▶ _DATA_:
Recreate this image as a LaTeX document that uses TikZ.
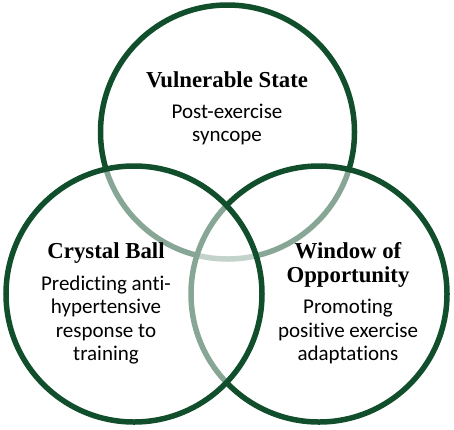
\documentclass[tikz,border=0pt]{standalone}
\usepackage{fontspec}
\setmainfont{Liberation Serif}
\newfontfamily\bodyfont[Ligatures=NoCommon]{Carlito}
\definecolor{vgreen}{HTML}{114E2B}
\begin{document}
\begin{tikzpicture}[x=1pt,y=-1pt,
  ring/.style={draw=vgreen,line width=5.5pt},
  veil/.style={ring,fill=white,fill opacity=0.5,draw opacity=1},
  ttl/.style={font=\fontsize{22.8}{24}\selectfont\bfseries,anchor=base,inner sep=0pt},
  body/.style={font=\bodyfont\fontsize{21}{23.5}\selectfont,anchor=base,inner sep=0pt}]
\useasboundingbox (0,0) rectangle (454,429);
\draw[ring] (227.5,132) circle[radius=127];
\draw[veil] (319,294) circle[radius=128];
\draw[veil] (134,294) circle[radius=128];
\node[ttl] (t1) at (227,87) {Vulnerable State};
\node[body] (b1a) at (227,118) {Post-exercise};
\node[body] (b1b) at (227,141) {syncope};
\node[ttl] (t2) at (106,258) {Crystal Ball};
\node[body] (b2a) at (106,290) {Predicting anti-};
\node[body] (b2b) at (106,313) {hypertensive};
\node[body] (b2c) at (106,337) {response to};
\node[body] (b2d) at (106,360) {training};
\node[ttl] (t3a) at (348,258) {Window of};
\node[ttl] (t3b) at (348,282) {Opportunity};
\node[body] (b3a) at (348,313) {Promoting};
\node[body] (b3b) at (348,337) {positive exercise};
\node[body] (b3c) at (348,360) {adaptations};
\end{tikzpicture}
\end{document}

▶ _TASK GOAL_: Repeat the lines above exactly, and keep every picture out.

▶ _WRITTEN SOLUTION_:
Recreate this image as a LaTeX document that uses TikZ.
\documentclass[tikz,border=0pt]{standalone}
\usepackage{fontspec}
\setmainfont{Liberation Serif}
\newfontfamily\bodyfont[Ligatures=NoCommon]{Carlito}
\definecolor{vgreen}{HTML}{114E2B}
\begin{document}
\begin{tikzpicture}[x=1pt,y=-1pt,
  ring/.style={draw=vgreen,line width=5.5pt},
  veil/.style={ring,fill=white,fill opacity=0.5,draw opacity=1},
  ttl/.style={font=\fontsize{22.8}{24}\selectfont\bfseries,anchor=base,inner sep=0pt},
  body/.style={font=\bodyfont\fontsize{21}{23.5}\selectfont,anchor=base,inner sep=0pt}]
\useasboundingbox (0,0) rectangle (454,429);
\draw[ring] (227.5,132) circle[radius=127];
\draw[veil] (319,294) circle[radius=128];
\draw[veil] (134,294) circle[radius=128];
\node[ttl] (t1) at (227,87) {Vulnerable State};
\node[body] (b1a) at (227,118) {Post-exercise};
\node[body] (b1b) at (227,141) {syncope};
\node[ttl] (t2) at (106,258) {Crystal Ball};
\node[body] (b2a) at (106,290) {Predicting anti-};
\node[body] (b2b) at (106,313) {hypertensive};
\node[body] (b2c) at (106,337) {response to};
\node[body] (b2d) at (106,360) {training};
\node[ttl] (t3a) at (348,258) {Window of};
\node[ttl] (t3b) at (348,282) {Opportunity};
\node[body] (b3a) at (348,313) {Promoting};
\node[body] (b3b) at (348,337) {positive exercise};
\node[body] (b3c) at (348,360) {adaptations};
\end{tikzpicture}
\end{document}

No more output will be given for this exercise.